O pessoal do tapete

Dia desses, lendo um jornal lá da California (EUA), deparei-me com uma notícia interessante, daquelas que induzem uma reflexão sobre como temos varrido o que não nos agrada para a parte de baixo de algum tapete. 

Um grupo de pesquisadores decidiu passar os olhos na legislação de 58 cidades daquele estado norte-americano – aliás, o mais rico deles. Acredite: eles descobriram mais de 500 leis restringindo as atividades de pessoas que não tenham onde morar. Extraí, da matéria, quatro. 

A primeira proíbe que pessoas sem-teto fiquem paradas, não importa se de pé ou sentadas, em lugares públicos. Como, salvo as propriedades particulares, todos os lugares são públicos, esta lei criou a figura do sem-teto condenado a vagar sem descanso de um lugar para o outro, tal qual uma alma penada – se parar, vai preso! 

A segunda proíbe dormir em veículos ou lugares públicos. Isso ocorreu muito durante a última crise econômica lá acontecida – as pessoas perderam suas casas, confiscadas pelos bancos por conta de dívidas milionárias, mas não seus carros velhos. Garante-se, assim, que todas as sucatas – as de ferro e as humanas – se dirijam para a parte de baixo de algum tapete. 

A terceira lei criminaliza a atividade de pedir esmola. Funciona assim: você pede alguma ajuda e vai preso. Esta regra me fez recordar a doída acusação de J. Lec: “não grite por socorro à noite, pode acordar os vizinhos”. 
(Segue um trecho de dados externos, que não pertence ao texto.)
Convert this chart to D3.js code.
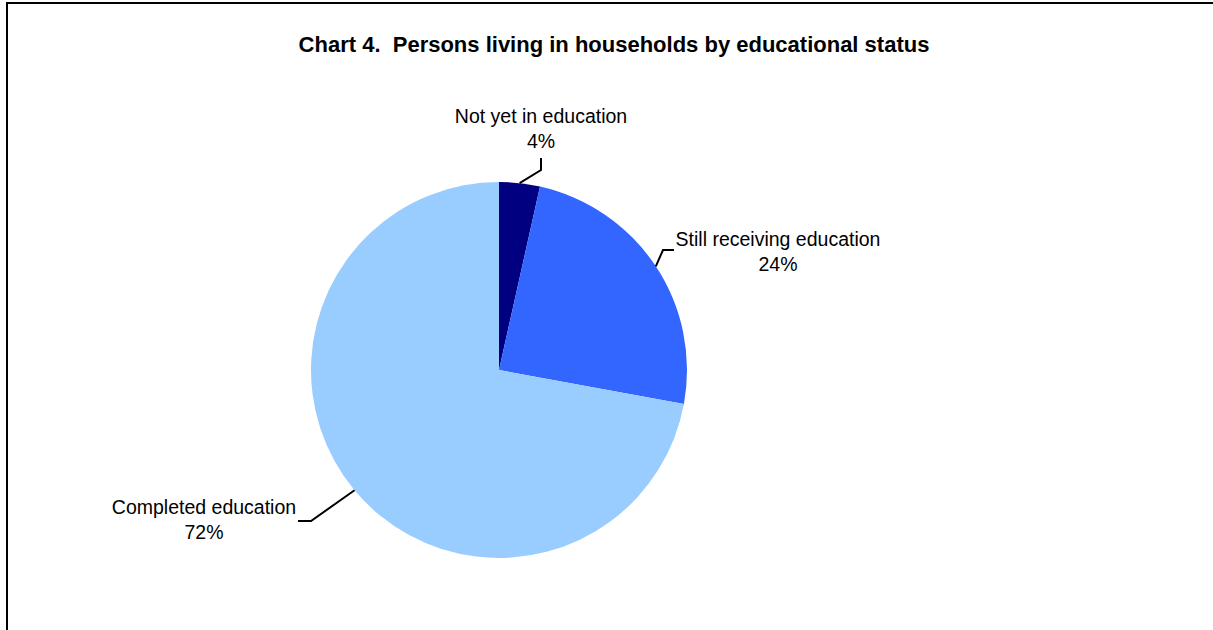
<!DOCTYPE html>
<html><head><meta charset="utf-8">
<script src="https://cdn.jsdelivr.net/npm/d3@7"></script>
<style>
html,body{margin:0;padding:0;background:#fff;}
svg{display:block;font-family:"Liberation Sans",Arial,sans-serif;}
text{white-space:pre;}
</style></head>
<body>
<svg id="chart" width="1213" height="630"></svg>
<script>
const categories = ["Not yet in education", "Still receiving education", "Completed education"];
const values = [3.5, 24.4, 72.1];
const colors = ["#000080", "#3366FF", "#99CCFF"];
const title = "Chart 4.  Persons living in households by educational status";

const svg = d3.select("#chart");
// frame
svg.append("path").attr("d", "M7,640 L7,3 L1220,3").attr("fill", "none").attr("stroke", "#000").attr("stroke-width", 2);

svg.append("text").attr("x", 614).attr("y", 52).attr("text-anchor", "middle")
  .attr("font-weight", "bold").attr("font-size", 22).text(title);

const cx = 499, cy = 370, r = 188;
const total = d3.sum(values);
const pie = d3.pie().sort(null).value(d => d)(values);
const arc = d3.arc().innerRadius(0).outerRadius(r);
const g = svg.append("g").attr("transform", `translate(${cx},${cy})`);
g.selectAll("path.slice").data(pie).join("path").attr("class", "slice")
  .attr("d", arc).attr("fill", (d, i) => colors[i]);

// label layout: leader line points and label anchor
const labelPos = [
  {lx: 541, ly: 123, line: [[541, 170], [541, 158]]},
  {lx: 778, ly: 246, line: [[663, 250], [674, 250]]},
  {lx: 204, ly: 514, line: [[311, 521], [298, 521]]}
];
pie.forEach((d, i) => {
  const mid = (d.startAngle + d.endAngle) / 2;
  const px = cx + r * Math.sin(mid), py = cy - r * Math.cos(mid);
  const lp = labelPos[i];
  const pts = [[px, py], lp.line[0], lp.line[1]];
  svg.append("path").attr("d", d3.line()(pts)).attr("fill", "none")
    .attr("stroke", "#000").attr("stroke-width", 2);
  const t = svg.append("text").attr("text-anchor", "middle").attr("font-size", 19.5).attr("fill", "#000");
  t.append("tspan").attr("x", lp.lx).attr("y", lp.ly).text(categories[i]);
  t.append("tspan").attr("x", lp.lx).attr("y", lp.ly + 25).text(Math.round(values[i] / total * 100) + "%");
});
</script>
</body></html>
Mas, de todas, a que mais me impressionou é a que cito por último: a que torna crime o ato de dividir comida com alguém necessitado! Você leu corretamente: quem der comida a algum faminto será preso. 

Não pense, sequer por um instante, que estas leis são exceções, ou que ninguém as aplica. Muito pelo contrário. Que o diga um velhinho de 90 anos, morador da Florida (do outro lado dos EUA, registre-se). Após ter tido a infeliz ideia de oferecer um pouco de comida a um miserável, viu diante de si um policial a dizer “solte este prato agora” – como se estivesse portando uma arma perigosa. Em seguida, devidamente algemado, foi conduzido à prisão. 

Seriam todas estas leis algo isolado? Penso que não. Cito, como exemplo, notícia que li em outro jornal, este de Boston – uma rica cidade, mais ao norte dos EUA – sobre a atitude de Ava Lins, uma garçonete de 19 anos de idade. 

Concluído seu turno de trabalho, Ava estava saindo da lanchonete quando viu um miserável tiritando de frio, no meio da neve. Decidiu, então, levar para ele um café quente – o qual custa não mais que US$ 1 – que ela pagou, diga-se de passagem. Este ato custou-lhe o emprego, acredite. 

Mas voltemos à California: li que, desde o ano 2000, as prisões de sem-teto aumentaram 77%, enquanto que as de bêbados diminuíram 16%, e as de desordeiros 48%. E não nos esqueçamos de que, além de presos, os miseráveis também são multados – a cidade de São Francisco, por exemplo, gasta, por ano, US$ 317 mil só com a estrutura responsável pela cobrança destas multas, a maior parte delas acima de US$ 100. 

O curioso é que a Constituição dos EUA determina, taxativamente, a “promoção do bem-estar geral”. A do Brasil também, já em seu preâmbulo. E em seguida, no artigo 1º, eleva a fundamento de todo o país “a dignidade da pessoa humana”. 

Diante deste quadro, e já que falamos de dois países riquíssimos, como justificar a existência de tantos miseráveis no confronto com uma realidade de tanto desperdício de recursos? 

No mais, contemplando os cinturões de miséria que rodeiam nossas tão decadentes cidades, quase todos dominados por uma criminalidade tão ostensiva quanto impune, fico a pensar se a diferença entre o Brasil e os EUA estaria em que lá eles criminalizaram a pobreza, enquanto que aqui a entregaram ao crime.